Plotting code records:
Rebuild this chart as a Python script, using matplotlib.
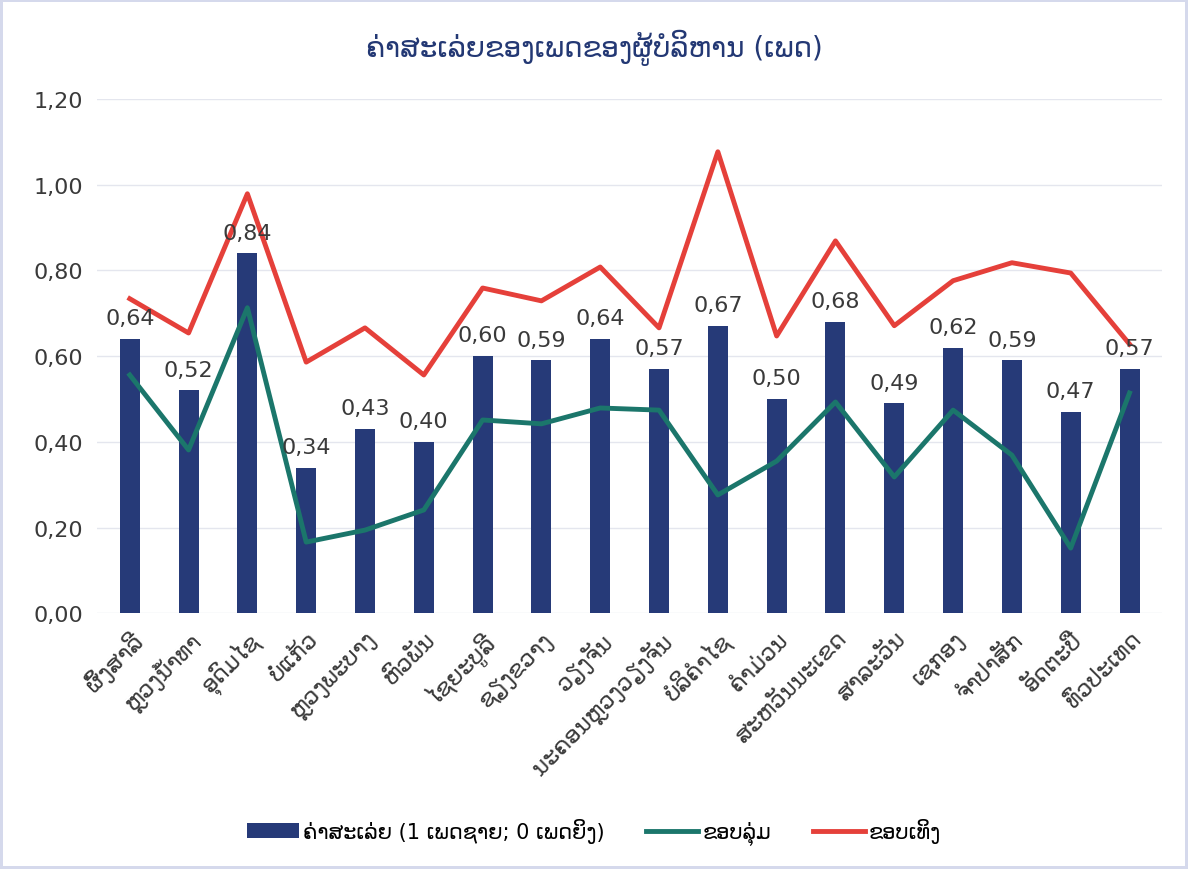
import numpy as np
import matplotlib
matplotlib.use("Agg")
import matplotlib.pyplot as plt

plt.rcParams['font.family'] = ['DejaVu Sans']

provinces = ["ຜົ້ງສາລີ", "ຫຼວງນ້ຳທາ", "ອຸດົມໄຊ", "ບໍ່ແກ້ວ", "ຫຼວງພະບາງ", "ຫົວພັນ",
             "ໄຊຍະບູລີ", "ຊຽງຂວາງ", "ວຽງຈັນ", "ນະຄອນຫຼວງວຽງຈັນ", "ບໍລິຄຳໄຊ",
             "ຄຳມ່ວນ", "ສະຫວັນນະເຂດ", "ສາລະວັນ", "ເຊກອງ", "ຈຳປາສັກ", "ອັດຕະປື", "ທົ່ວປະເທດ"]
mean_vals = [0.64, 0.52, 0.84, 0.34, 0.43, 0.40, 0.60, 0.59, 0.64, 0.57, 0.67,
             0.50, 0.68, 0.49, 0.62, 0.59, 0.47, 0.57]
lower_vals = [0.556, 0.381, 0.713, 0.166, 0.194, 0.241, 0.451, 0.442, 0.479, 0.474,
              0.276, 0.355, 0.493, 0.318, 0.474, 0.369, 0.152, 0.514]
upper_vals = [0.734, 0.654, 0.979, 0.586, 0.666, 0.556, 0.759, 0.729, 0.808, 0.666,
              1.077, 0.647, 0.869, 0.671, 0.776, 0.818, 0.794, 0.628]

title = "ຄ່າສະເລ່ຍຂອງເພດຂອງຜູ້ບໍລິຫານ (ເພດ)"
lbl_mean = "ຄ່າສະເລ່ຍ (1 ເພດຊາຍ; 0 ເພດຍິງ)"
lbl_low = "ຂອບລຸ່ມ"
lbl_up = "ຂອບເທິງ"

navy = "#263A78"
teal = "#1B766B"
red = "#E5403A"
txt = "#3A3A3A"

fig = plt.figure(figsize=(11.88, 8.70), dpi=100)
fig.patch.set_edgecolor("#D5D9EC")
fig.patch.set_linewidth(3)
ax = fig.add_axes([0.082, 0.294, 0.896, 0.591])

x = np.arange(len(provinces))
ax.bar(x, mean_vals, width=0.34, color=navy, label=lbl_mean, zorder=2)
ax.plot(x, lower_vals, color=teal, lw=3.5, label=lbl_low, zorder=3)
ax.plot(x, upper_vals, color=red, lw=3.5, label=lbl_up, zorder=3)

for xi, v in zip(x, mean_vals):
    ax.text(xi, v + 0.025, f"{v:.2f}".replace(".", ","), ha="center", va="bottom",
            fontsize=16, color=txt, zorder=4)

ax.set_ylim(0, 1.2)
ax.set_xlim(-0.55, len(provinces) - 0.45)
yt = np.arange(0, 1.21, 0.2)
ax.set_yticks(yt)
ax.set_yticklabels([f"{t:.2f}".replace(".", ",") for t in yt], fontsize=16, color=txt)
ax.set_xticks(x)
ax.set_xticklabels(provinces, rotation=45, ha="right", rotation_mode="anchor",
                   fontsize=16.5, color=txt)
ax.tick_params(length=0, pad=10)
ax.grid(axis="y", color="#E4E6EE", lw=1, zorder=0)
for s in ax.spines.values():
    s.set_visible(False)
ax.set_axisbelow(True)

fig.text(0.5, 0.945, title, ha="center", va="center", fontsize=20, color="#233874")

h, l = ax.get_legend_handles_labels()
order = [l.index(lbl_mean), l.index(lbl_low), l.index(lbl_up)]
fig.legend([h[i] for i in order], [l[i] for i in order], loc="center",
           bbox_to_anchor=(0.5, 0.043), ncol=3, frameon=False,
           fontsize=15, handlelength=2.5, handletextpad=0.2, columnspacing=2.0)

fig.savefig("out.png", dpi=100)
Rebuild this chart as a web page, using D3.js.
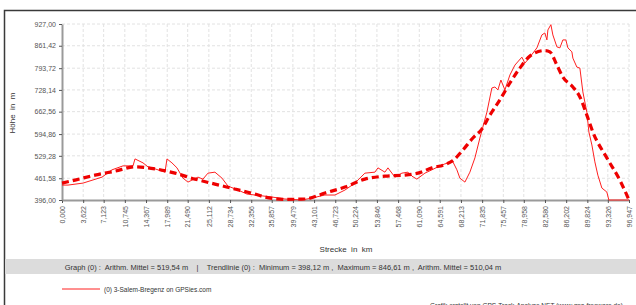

### What is required
Which lines hold the word "Rebuild"? Copy every one of them.

### Written solution
Rebuild this chart as a Python script, using matplotlib.
Rebuild this chart as a web page, using D3.js.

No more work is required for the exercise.